Hi Jordan,
please don't take my comments as criticism, I'm merely trying to learn something from this discussion.
2008/4/13, Jordan Crouse jordan.crouse@amd.com:
On 11/04/08 16:43 -0700, ron minnich wrote:
So, ignore me if you will, but how about 'CODE' 'DATA' 'BSS ' 'NAME' 'NOTE' 'ENTR'
I dig this. We will make it so. I think we should also force all the header members to be little endian to avoid issues later on with PowerPC.
I wonder what issues with PowerPC you're expecting? Shouldn't you have the header members stored in the endianness of the target architecture? I.e. if you construct a SELF file for i386, then of course the header fields should be little endian, even if you chose to construct the file on a PowerPC machine. But not if you want to use the SELF file on a big endian architecture - then the headers should be big endian.
In a later email in this thread, you say this:
2008/4/13, Jordan Crouse jordan.crouse@amd.com: [...]
We already know what endianism, word size and architecture we're going to run on - SELF is not intended to be portable. It is constructed when the LAR is, and is married to that LAR and that LAR only. And before somebody says something, yes - this is not fool-proof. Somebody will no doubt manage to screw it up and get the wrong SELF on the wrong architecture. But I don't like over-architecting to protect fools. Worrying about specifying the architecture here is the computer science equivalent of the "Caution, coffee is hot" warning.
I interpreted the above like this: When constructing a SELF file you will always know what architecture the SELF file will be used on and you therefore don't need an explicit endianness flag.

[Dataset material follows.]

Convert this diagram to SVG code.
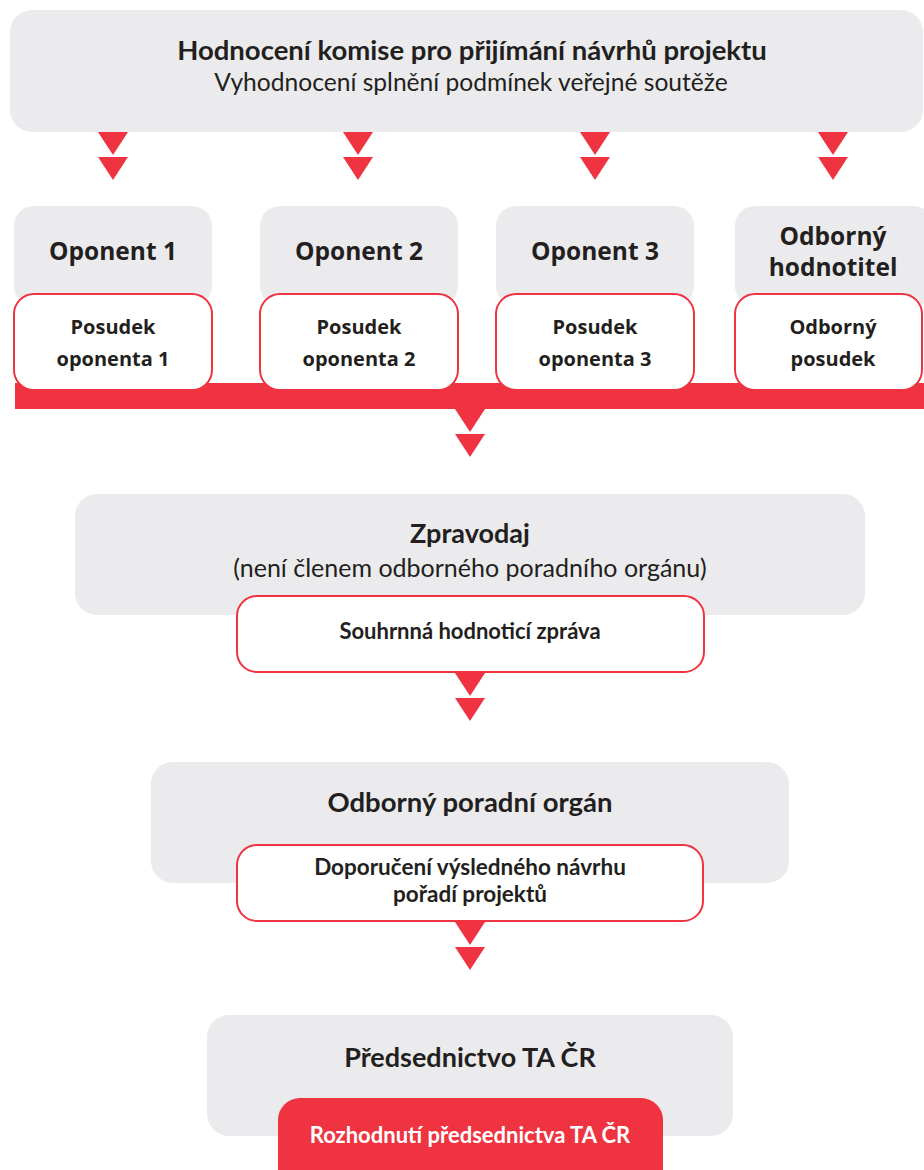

You don't need it b/c you implicitly assume the byte order of the target architecture.
So I may have misunderstood your emails, but please don't force the SELF headers to a specific endianness. I don't think it's necessary and doing so will cause unnecessary work as soon as you're trying to use the format on an architecture w/ different endianness. See EFI and especially TianoCore.